December 15, 2019

Chapter 13 and County Property Taxes

I recently worked on a case that demonstrated the need for Chapter 13 attorneys to remain alert when dealing with county property taxes and Chapter 13 debtors.

In this case, my client was both delinquent in his payment of county property taxes and his taxes were not being escrowed by the mortgage company.  Because of the delinquency, I included the county tax commissioner as a creditor in the case.  Because my client’s county property taxes were not being escrowed, I allocated approximately $300 per month as a monthly tax escrow so that he would be able to pay the tax bill later this year.

The county tax commissioner filed a proof of claim that included the delinquent tax debt for 2005 as well as anticipated property tax debt for 2006.  I filed a Motion to Disallow Claim on the grounds that the 2006 tax debt had not yet come due and because we were already allocating for this tax obligation in the budget.

The county attorney called me and explained that under Georgia law, your county property tax debt comes due on January 1 in the exact amount of the previous year’s tax.  This tax obligation is subject to change based on updated tax rolls but it exists as of January 1.  So, in my case, his position is that the county acted correctly in filing a proof of claim for both 2005 and 2006.

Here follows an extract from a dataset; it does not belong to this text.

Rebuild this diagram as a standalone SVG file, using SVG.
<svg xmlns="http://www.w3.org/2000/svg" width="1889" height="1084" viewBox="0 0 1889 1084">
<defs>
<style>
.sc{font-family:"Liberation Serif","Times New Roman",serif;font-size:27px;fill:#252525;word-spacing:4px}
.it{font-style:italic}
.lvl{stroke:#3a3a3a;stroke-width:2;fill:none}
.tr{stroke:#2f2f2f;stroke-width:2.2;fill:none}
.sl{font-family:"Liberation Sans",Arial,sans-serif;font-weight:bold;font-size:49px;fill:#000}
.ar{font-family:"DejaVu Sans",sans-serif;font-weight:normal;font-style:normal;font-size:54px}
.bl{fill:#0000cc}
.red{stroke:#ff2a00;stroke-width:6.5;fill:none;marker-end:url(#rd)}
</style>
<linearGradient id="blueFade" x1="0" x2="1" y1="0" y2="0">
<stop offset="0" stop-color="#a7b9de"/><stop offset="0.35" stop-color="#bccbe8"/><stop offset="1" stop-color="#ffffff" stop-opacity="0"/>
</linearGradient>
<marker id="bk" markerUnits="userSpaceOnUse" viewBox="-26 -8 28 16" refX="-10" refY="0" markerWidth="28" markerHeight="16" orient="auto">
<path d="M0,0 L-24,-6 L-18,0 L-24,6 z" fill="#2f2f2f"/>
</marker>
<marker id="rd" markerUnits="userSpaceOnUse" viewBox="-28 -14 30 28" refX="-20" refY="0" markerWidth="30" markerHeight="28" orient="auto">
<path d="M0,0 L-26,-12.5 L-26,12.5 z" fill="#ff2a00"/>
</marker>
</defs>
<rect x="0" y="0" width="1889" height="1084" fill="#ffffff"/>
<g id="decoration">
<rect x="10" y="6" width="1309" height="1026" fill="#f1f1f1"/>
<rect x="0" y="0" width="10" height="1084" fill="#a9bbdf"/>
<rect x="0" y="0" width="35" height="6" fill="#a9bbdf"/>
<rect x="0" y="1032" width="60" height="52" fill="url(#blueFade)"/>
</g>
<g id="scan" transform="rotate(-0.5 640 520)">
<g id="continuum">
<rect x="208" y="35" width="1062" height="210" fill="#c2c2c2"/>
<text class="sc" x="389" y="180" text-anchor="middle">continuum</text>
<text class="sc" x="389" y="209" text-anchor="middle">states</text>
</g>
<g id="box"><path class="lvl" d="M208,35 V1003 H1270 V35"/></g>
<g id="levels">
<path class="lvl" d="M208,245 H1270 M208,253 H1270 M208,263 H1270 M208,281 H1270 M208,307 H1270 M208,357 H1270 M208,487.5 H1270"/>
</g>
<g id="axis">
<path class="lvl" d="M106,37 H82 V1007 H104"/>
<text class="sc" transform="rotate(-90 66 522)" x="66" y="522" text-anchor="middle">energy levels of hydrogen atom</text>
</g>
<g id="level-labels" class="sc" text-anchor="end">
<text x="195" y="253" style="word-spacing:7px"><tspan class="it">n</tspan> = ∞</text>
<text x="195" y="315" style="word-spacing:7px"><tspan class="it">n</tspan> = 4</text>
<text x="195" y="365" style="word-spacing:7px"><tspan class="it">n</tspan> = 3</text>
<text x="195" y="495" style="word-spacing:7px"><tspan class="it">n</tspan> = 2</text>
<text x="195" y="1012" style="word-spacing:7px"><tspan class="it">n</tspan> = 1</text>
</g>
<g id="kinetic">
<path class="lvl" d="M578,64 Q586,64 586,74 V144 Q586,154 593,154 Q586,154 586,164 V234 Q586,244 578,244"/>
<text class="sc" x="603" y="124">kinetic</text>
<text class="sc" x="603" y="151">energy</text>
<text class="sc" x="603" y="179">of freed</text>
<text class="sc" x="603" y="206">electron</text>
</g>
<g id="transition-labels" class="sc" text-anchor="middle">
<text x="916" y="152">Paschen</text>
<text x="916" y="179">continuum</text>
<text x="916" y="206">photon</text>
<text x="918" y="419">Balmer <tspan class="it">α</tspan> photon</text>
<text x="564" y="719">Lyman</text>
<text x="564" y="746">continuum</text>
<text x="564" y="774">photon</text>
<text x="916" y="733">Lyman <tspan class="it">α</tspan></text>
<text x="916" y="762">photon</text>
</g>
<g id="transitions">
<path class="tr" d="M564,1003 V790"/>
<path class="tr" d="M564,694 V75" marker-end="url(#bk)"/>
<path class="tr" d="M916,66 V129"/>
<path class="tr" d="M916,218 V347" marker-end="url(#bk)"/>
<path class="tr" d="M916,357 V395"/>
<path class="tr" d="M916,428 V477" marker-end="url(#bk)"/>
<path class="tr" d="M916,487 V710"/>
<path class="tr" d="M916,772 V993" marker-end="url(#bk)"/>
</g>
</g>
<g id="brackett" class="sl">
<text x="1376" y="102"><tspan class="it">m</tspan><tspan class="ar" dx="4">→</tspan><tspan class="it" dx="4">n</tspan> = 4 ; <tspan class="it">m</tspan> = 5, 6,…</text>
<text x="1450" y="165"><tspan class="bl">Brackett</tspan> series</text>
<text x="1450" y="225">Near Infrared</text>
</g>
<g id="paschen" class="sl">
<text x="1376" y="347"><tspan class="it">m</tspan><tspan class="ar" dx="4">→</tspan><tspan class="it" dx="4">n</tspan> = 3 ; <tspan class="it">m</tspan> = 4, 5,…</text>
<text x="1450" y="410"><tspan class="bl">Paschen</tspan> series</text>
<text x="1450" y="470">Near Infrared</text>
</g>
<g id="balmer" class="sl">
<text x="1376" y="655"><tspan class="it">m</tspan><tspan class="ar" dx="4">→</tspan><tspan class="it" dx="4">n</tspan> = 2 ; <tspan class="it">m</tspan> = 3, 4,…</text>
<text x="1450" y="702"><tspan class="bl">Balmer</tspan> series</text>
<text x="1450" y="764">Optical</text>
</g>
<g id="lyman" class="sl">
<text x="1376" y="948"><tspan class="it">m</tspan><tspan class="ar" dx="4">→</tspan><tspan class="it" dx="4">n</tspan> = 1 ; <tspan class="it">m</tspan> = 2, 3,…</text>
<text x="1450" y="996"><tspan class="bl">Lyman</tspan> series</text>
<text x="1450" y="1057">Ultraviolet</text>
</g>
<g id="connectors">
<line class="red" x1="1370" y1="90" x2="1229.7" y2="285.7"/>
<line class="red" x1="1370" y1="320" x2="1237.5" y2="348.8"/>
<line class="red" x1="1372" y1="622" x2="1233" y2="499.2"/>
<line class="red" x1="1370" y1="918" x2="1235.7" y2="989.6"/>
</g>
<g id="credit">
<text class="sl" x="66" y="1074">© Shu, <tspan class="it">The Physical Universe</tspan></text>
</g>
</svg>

I discussed this issue with my client and we decided to withdraw our objection to the county’s proof of claim, and we will amend our budget to get rid of the 2006 monthly allocation.  On January 1, 2007, however, I will need to re-amend the budget to add a monthly tax escrow allocation as he will have to pay 2007 directly.

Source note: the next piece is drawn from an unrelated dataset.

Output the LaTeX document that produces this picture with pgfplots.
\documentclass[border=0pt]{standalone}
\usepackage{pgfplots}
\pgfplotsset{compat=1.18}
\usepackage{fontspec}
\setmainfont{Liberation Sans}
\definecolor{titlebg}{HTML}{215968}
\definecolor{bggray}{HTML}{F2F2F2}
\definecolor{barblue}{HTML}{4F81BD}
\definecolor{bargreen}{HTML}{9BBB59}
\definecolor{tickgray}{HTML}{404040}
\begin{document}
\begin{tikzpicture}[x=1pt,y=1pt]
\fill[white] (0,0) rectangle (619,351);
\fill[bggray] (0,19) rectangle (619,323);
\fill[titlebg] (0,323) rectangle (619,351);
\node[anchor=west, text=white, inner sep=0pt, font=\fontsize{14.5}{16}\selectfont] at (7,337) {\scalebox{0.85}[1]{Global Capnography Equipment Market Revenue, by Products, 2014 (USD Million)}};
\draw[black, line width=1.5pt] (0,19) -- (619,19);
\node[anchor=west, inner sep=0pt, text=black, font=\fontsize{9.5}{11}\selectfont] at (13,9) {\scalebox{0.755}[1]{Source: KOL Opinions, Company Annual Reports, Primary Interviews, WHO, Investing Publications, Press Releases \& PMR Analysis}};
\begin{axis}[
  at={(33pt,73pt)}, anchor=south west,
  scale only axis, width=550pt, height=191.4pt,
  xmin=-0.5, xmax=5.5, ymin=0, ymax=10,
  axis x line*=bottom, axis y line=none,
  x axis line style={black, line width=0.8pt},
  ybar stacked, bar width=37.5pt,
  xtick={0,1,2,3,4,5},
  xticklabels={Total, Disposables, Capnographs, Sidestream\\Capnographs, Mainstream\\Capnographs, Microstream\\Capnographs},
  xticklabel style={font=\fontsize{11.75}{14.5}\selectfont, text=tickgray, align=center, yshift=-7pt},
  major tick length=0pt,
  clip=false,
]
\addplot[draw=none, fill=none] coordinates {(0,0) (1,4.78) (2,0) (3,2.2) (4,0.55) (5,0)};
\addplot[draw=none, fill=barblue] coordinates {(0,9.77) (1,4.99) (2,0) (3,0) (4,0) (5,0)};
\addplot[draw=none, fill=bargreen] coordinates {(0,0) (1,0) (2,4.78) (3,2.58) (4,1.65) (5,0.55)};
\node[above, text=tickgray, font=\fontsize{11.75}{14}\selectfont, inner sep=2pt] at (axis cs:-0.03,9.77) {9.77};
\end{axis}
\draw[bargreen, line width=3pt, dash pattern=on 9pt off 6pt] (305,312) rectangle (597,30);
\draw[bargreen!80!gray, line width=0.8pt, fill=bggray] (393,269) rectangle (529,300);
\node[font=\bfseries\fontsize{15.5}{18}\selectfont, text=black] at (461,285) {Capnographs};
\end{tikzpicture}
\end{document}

Interestingly, this issue would not have arisen if there had been no delinquency for 2005 as I would not have listed the county as a creditor, although arguably every property owner is automatically delinquent as of January 1.  My sense is that the mortgage company escrow departments as well as county tax commissioner’s offices are probably fine with the existing escrow system as it would be a logistical nightmare to convince escrow departments not to escrow for the current calendar year.  However, if you pay your property taxes directly or if you do list the county tax commissioner as a creditor be aware of this proof of claim issue so that you do not double pay.

About Jonathan

Jonathan Ginsberg represents honest, hardworking men and women in the Atlanta area who need personal bankruptcy protection. In practice for over 25 years, Jonathan teaches bankruptcy law and practice at legal continuing education seminars and he is a founding member of the Bankruptcy Law Network. Jonathan lives with his wife and children in Atlanta.


  1. Tracey Bray says

    I am two years into a 5 year chapter 13 plan and it is tooth and nail there is no other monies laying around anywhere to be used. I received a notice from my trustee (Georgia) stated that one of my credit is filing proof of transfer of claim. Exactly, what is this and do I need to object to its’ filing?

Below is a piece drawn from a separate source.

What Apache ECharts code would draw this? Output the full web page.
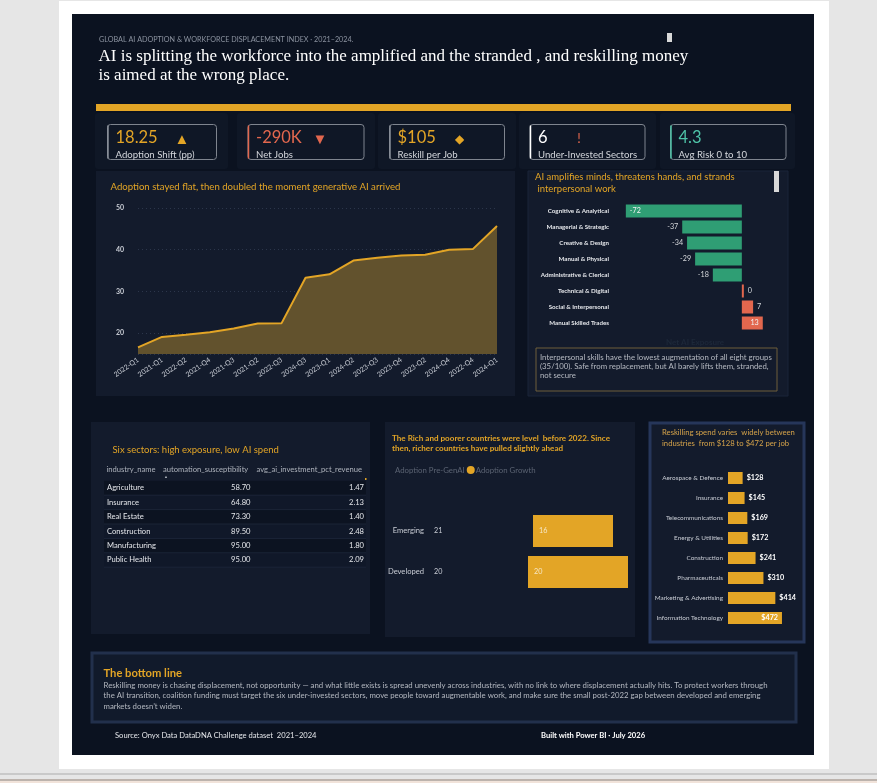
<!DOCTYPE html>
<html>
<head>
<meta charset="utf-8">
<title>AI Adoption & Workforce Displacement</title>
<script src="https://cdn.jsdelivr.net/npm/echarts@6/dist/echarts.min.js"></script>
<style>
  html, body { margin: 0; padding: 0; background: #e6e6e6; }
  #chart { width: 877px; height: 783px; }
</style>
</head>
<body>
<div id="chart"></div>
<script>
// ---- data ----
const quarters = ['2022-Q1', '2021-Q1', '2022-Q2', '2021-Q4', '2021-Q3', '2021-Q2', '2022-Q3', '2024-Q3',
  '2023-Q1', '2024-Q2', '2023-Q3', '2023-Q4', '2023-Q2', '2024-Q4', '2022-Q4', '2024-Q1'];
const adoption = [16.6, 19.1, 19.6, 20.2, 21.1, 22.3, 22.4, 33.3, 34.1, 37.4, 38.1, 38.6, 38.8, 40.0, 40.2, 45.7];

const skillGroups = ['Cognitive & Analytical', 'Managerial & Strategic', 'Creative & Design', 'Manual & Physical',
  'Administrative & Clerical', 'Technical & Digital', 'Social & Interpersonal', 'Manual Skilled Trades'];
const netExposure = [-72, -37, -34, -29, -18, 0, 7, 13];

const marketGroups = ['Emerging', 'Developed'];
const adoptionPre = [21, 20];
const adoptionGrowth = [16, 20];

const reskillIndustries = ['Aerospace & Defence', 'Insurance', 'Telecommunications', 'Energy & Utilities',
  'Construction', 'Pharmaceuticals', 'Marketing & Advertising', 'Information Technology'];
const reskillSpend = [128, 145, 169, 172, 241, 310, 414, 472];

const tableHeader = ['industry_name', 'automation_susceptibility', 'avg_ai_investment_pct_revenue'];
const tableIndustries = ['Agriculture', 'Insurance', 'Real Estate', 'Construction', 'Manufacturing', 'Public Health'];
const tableAutomation = [58.70, 64.80, 73.30, 89.50, 95.00, 95.00];
const tableInvestment = [1.47, 2.13, 1.40, 2.48, 1.80, 2.09];

const kpiValues = ['18.25', '-290K', '$105', '6', '4.3'];
const kpiIcons = ['▲', '▼', '◆', '!', ''];
const kpiLabels = ['Adoption Shift (pp)', 'Net Jobs', 'Reskill per Job', 'Under-Invested Sectors', 'Avg Risk 0 to 10'];

// ---- styling ----
const SANS = "Lato, 'Open Sans', sans-serif";
const SERIF = "'Liberation Serif', 'DejaVu Serif', serif";
const GOLD = '#e3a526';
const RED = '#e2674e';
const GREEN = '#2f9e74';
const PANEL = '#131b2c';
const AXIS_TXT = '#c8ccd4';

function txt(x, y, text, size, color, extra) {
  return {
    type: 'text', z: 20,
    style: Object.assign({
      x: x, y: y, text: text, fill: color, fontSize: size, fontFamily: SANS,
      textVerticalAlign: 'middle'
    }, extra || {})
  };
}
function box(x, y, w, h, fill, extra, z) {
  return {
    type: 'rect', z: z === undefined ? -1 : z,
    shape: { x: x, y: y, width: w, height: h, r: (extra && extra.r) || 0 },
    style: Object.assign({ fill: fill }, (extra && extra.style) || {})
  };
}

const g = [];
// page frame
g.push(box(59, 1, 770, 768, '#ffffff', null, -5));
g.push(box(72, 14, 742, 741, '#0b1220', null, -4));
g.push(box(0, 773, 877, 2, '#c9c9c9', null, -4));
g.push(box(0, 779, 877, 2, '#bcb3ad', null, -4));
g.push(box(0, 781, 877, 2, '#f1e3da', null, -4));

// header
g.push(txt(99, 40, 'GLOBAL AI ADOPTION & WORKFORCE DISPLACEMENT INDEX · 2021–2024.', 7.2, '#8c93a0'));
g.push(txt(98.5, 47.5, 'AI is splitting the workforce into the amplified and the stranded , and reskilling money\nis aimed at the wrong place.',
  17, '#ffffff', { fontFamily: SERIF, textVerticalAlign: 'top', lineHeight: 18.5 }));
g.push(box(667, 33, 5, 9, '#d8d8d8', null, 5));
g.push(box(96, 104, 695, 7, GOLD, null, 5));

// KPI cards
const cardX = [95, 237, 378, 519, 660];
const cardW = [133, 138, 138, 137, 135];
const innerX = [107.5, 248, 389.5, 530, 670.5];
const innerW = [109, 116, 115, 115, 115.5];
const iconX = [182, 320, 459, 579];
const valColor = [GOLD, RED, GOLD, '#ffffff', '#4fc4a8'];
const iconColor = [GOLD, RED, GOLD, RED];
const edgeColor = ['#8a909a', RED, '#8a909a', '#ffffff', '#4fc4a8'];
kpiValues.forEach(function (v, i) {
  g.push(box(cardX[i], 113, cardW[i], 56, '#0f1726', { r: 3 }, -3));
  g.push({
    type: 'rect', z: 2,
    shape: { x: innerX[i], y: 124.5, width: innerW[i], height: 35, r: 3 },
    style: { fill: 'transparent', stroke: '#7f858f', lineWidth: 1 }
  });
  g.push({
    type: 'line', z: 3,
    shape: { x1: innerX[i] + 0.5, y1: 125.5, x2: innerX[i] + 0.5, y2: 158.5 },
    style: { stroke: edgeColor[i], lineWidth: 1.5 }
  });
  g.push(txt(innerX[i] + 8, 138, v, 16.5, valColor[i]));
  if (kpiIcons[i]) g.push(txt(iconX[i], 139, kpiIcons[i], i === 2 ? 12 : (i === 3 ? 13 : 15), iconColor[i], { textAlign: 'center' }));
  g.push(txt(innerX[i] + 8, 154.5, kpiLabels[i], 9.6, '#d4d7dc'));
});

// panels
g.push(box(96, 171, 419, 225, PANEL, null, -3));
g.push(box(528, 171, 260, 225, PANEL, { style: { stroke: '#1b2538', lineWidth: 1 } }, -3));
g.push(box(91, 422, 279, 212, PANEL, null, -3));
g.push(box(385, 422, 250, 215, PANEL, null, -3));
g.push(box(650, 423, 154, 219, PANEL, { style: { stroke: '#26365a', lineWidth: 3 } }, -3));
g.push(box(92, 653, 704, 69, '#111a2b', { style: { stroke: '#22304c', lineWidth: 3 } }, -3));

// panel titles
g.push(txt(110.5, 187, 'Adoption stayed flat, then doubled the moment generative AI arrived', 9.6, GOLD));
g.push(txt(535, 171.5, 'AI amplifies minds, threatens hands, and strands\n interpersonal work', 9.5, GOLD,
  { textVerticalAlign: 'top', lineHeight: 11.8 }));
g.push(box(774, 171, 5, 21, '#d8d8d8', null, 5));
g.push(txt(695, 342, 'Net AI Exposure', 8, '#1d2839', { textAlign: 'center', fontWeight: 'bold' }));
g.push({
  type: 'rect', z: 2,
  shape: { x: 536, y: 348, width: 241, height: 43 },
  style: { fill: 'transparent', stroke: '#6e5f3a', lineWidth: 1 }
});
g.push(txt(540, 352.5, 'Interpersonal skills have the lowest augmentation of all eight groups\n(35/100). Safe from replacement, but AI barely lifts them, stranded,\nnot secure',
  7.8, '#b6bac2', { textVerticalAlign: 'top', lineHeight: 9.2 }));

g.push(txt(112.5, 450, 'Six sectors: high exposure, low AI spend', 9.5, GOLD));
g.push(txt(392, 433.5, 'The Rich and poorer countries were level  before 2022. Since\nthen, richer countries have pulled slightly ahead', 8.1, GOLD,
  { textVerticalAlign: 'top', lineHeight: 10, fontWeight: 'bold' }));
g.push(txt(662, 427, 'Reskilling spend varies  widely between\nindustries  from $128 to $472 per job', 7.7, '#d4a24a',
  { textVerticalAlign: 'top', lineHeight: 11 }));

// table
g.push(txt(106.5, 470, tableHeader[0], 7.6, '#aeb3bc'));
g.push(txt(163, 470, tableHeader[1], 7.6, '#aeb3bc'));
g.push(txt(256.5, 470, tableHeader[2], 7.6, '#aeb3bc'));
g.push(txt(166, 477, '▲', 4, '#aeb3bc', { textAlign: 'center' }));
g.push(box(365, 478, 1.5, 2, GOLD, null, 5));
tableIndustries.forEach(function (name, i) {
  const cy = 488 + i * 14.4;
  g.push(box(104, cy - 7.2, 262, 14.4, i % 2 === 0 ? '#0c1321' : '#101829', null, -2));
  g.push({ type: 'line', z: 2, shape: { x1: 104, y1: cy + 7.2, x2: 366, y2: cy + 7.2 }, style: { stroke: '#1b2437', lineWidth: 1 } });
  g.push(txt(107, cy, name, 7.6, '#e4e6ea'));
  g.push(txt(250.5, cy, tableAutomation[i].toFixed(2), 7.6, '#e4e6ea', { textAlign: 'right' }));
  g.push(txt(364, cy, tableInvestment[i].toFixed(2), 7.6, '#e4e6ea', { textAlign: 'right' }));
});

// bottom line
g.push(txt(103.5, 673.5, 'The bottom line', 11.2, GOLD, { fontWeight: 'bold' }));
g.push(txt(103.5, 680, 'Reskilling money is chasing displacement, not opportunity — and what little exists is spread unevenly across industries, with no link to where displacement actually hits. To protect workers through\nthe AI transition, coalition funding must target the six under-invested sectors, move people toward augmentable work, and make sure the small post-2022 gap between developed and emerging\nmarkets doesn\u2019t widen.',
  7.8, '#b4b8c0', { textVerticalAlign: 'top', lineHeight: 10.4 }));
g.push(txt(115, 735.5, 'Source: Onyx Data DataDNA Challenge dataset  2021–2024', 7.6, '#e4e6ea'));
g.push(txt(541, 735.5, 'Built with Power BI · July 2026', 7.6, '#ffffff', { fontWeight: 'bold' }));

// ---- chart ----
const chart = echarts.init(document.getElementById('chart'));
chart.setOption({
  animation: false,
  backgroundColor: '#e6e6e6',
  textStyle: { fontFamily: SANS },
  graphic: { elements: g },
  legend: {
    data: [{ name: 'Adoption Pre-GenAI' }, { name: 'Adoption Growth' }],
    left: 381, top: 461,
    icon: 'circle', itemWidth: 8, itemHeight: 8, itemGap: 2,
    selectedMode: false,
    textStyle: { color: '#5b6372', fontSize: 7.8, fontFamily: SANS, padding: [0, 0, 0, -4] }
  },
  grid: [
    { left: 138, top: 208, width: 359, height: 146 },
    { left: 621, top: 203, width: 145, height: 128 },
    { left: 428, top: 510.5, width: 200, height: 82 },
    { left: 728, top: 468, width: 68.6, height: 160 }
  ],
  xAxis: [
    {
      gridIndex: 0, type: 'category', data: quarters, boundaryGap: false,
      axisLine: { show: false }, axisTick: { show: false },
      axisLabel: { rotate: 35, interval: 0, fontSize: 7, color: AXIS_TXT, margin: 5 }
    },
    {
      gridIndex: 1, type: 'value', min: -75, max: 15,
      axisLine: { show: false }, axisTick: { show: false }, axisLabel: { show: false }, splitLine: { show: false }
    },
    {
      gridIndex: 2, type: 'value', min: 0, max: 40,
      axisLine: { show: false }, axisTick: { show: false }, axisLabel: { show: false }, splitLine: { show: false }
    },
    {
      gridIndex: 3, type: 'value', min: 0, max: 600,
      axisLine: { show: false }, axisTick: { show: false }, axisLabel: { show: false }, splitLine: { show: false }
    }
  ],
  yAxis: [
    {
      gridIndex: 0, type: 'value', min: 15, max: 50,
      axisLine: { show: false }, axisTick: { show: false },
      axisLabel: { showMinLabel: false, fontSize: 7, color: AXIS_TXT, fontWeight: 'bold', margin: 14 },
      splitLine: { lineStyle: { color: '#2c364b', type: [1, 3] } }
    },
    {
      gridIndex: 1, type: 'category', data: skillGroups, inverse: true,
      axisLine: { show: false }, axisTick: { show: false },
      axisLabel: { fontSize: 6.2, fontWeight: 'bold', color: '#e4e6ea', margin: 12 }
    },
    {
      gridIndex: 2, type: 'category', data: marketGroups, inverse: true,
      axisLine: { show: false }, axisTick: { show: false },
      axisLabel: { fontSize: 7.6, color: AXIS_TXT, margin: 4 }
    },
    {
      gridIndex: 3, type: 'category', data: reskillIndustries, inverse: true,
      axisLine: { show: false }, axisTick: { show: false },
      axisLabel: { fontSize: 6.4, color: AXIS_TXT, margin: 5 }
    }
  ],
  series: [
    {
      name: 'Adoption', type: 'line', xAxisIndex: 0, yAxisIndex: 0, data: adoption,
      symbol: 'none', lineStyle: { color: GOLD, width: 2 },
      areaStyle: { color: '#62522d', opacity: 1, origin: 'start' }
    },
    {
      name: 'Net AI Exposure', type: 'bar', xAxisIndex: 1, yAxisIndex: 1, barWidth: 13, barMinHeight: 2,
      data: netExposure.map(function (v, i) {
        let pos = v < 0 ? 'left' : 'right';
        if (i === 0) pos = 'insideLeft';
        if (i === netExposure.length - 1) pos = 'insideRight';
        return {
          value: v,
          itemStyle: { color: v < 0 ? GREEN : RED },
          label: { position: pos, color: pos.indexOf('inside') === 0 ? '#f2f2f2' : '#d6d8dc' }
        };
      }),
      label: { show: true, fontSize: 7.2, distance: 4 }
    },
    {
      name: 'Adoption Pre-GenAI', type: 'bar', stack: 'mkt', xAxisIndex: 2, yAxisIndex: 2, barWidth: 32,
      data: adoptionPre, itemStyle: { color: 'rgba(0,0,0,0)' },
      label: { show: true, position: 'insideLeft', fontSize: 7.2, color: AXIS_TXT, distance: 6 }
    },
    {
      name: 'Adoption Growth', type: 'bar', stack: 'mkt', xAxisIndex: 2, yAxisIndex: 2, barWidth: 32,
      data: adoptionGrowth, itemStyle: { color: GOLD },
      label: { show: true, position: 'insideLeft', fontSize: 7.2, color: '#f6e7c6', distance: 6 }
    },
    {
      name: 'Reskill per Job', type: 'bar', xAxisIndex: 3, yAxisIndex: 3, barWidth: 12,
      itemStyle: { color: GOLD },
      data: reskillSpend.map(function (v, i) {
        return { value: v, label: { position: i === reskillSpend.length - 1 ? 'insideRight' : 'right' } };
      }),
      label: {
        show: true, fontSize: 7.2, fontWeight: 'bold', color: '#ffffff', distance: 4,
        formatter: function (p) { return '$' + p.value; }
      }
    }
  ]
});
</script>
</body>
</html>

  2. Tracey, if you received a notice that a claim is being transferred from one creditor to another it most likely means that the claim has been sold – probably as part of a package of commercial paper. All this means is that the trustee will start sending payments to a different creditor. It will not change your plan payment or any other obligation.

    Your lawyer does need to make note of this change so that the new creditor’s address will be on the matrix for service purposes.


  3. If someone receives social security disability – owns a home and pays property taxes – why can’t they get back taxes they paid?

  4. Can you tell me exactly how to withdraw a claim that I have filed for property tax? I have a claim I need to withdraw.

  5. Hey Johnathon!

    I live in california. Can property taxes be rolled in to my Chapter 13 as part of the payment to the trustee?